The hostel here in Narvik is much better than the one in Stockholm.  I’ve got a bright, clean room on the top floor (with a balcony!) and breakfast is included.  I’m rooming with a Dutch girl this time, who seems pretty cool.  Since I’ve only got one day here, I didn’t waste the precious business hours after I arrived.  First I went to the Ofoten Museum about Narvik’s history.  The city was founded in 1902 as a warm-water port for the iron ore mining operations in northern Sweden.  In WWII, it was heavily bombed by Germany.  It’s since been rebuilt and greatly expanded, but it’s not so pretty from street level.

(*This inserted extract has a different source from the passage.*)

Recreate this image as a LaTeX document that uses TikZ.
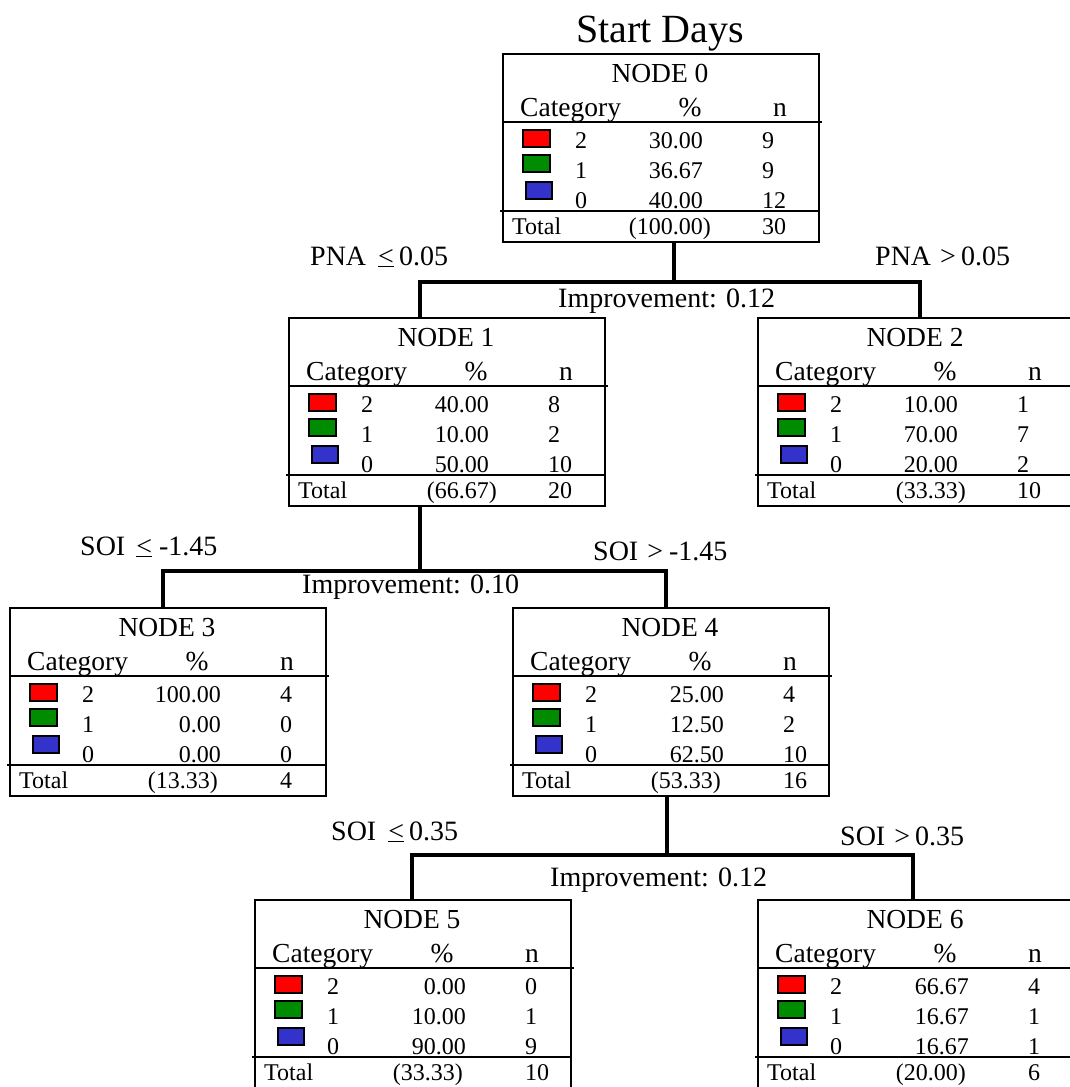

After the museum I went up a mountain on a cable car to a height of 656m (2150 ft) above sea level.  I learned that the Norwegians are serious about their winter sports.  Almost all of the people skiing were younger than me, and this was a big mountain!  What really amazed me, however, were the kids hardly older than my little sister (6), sledding down the mountain.  No, I’m not even joking.  Kids of probably about 8 years old.  Sledding down a mountain.  2150 feet high.  With only short banks keeping you from falling off to serious injury or death.  Sledding in the United States is something you do at the local golf course, not what I saw today.  I suppose children here are taught from a young age to respect the mountain, both its fun and danger.  After all, Norwegians stress the importance of being able to ski well.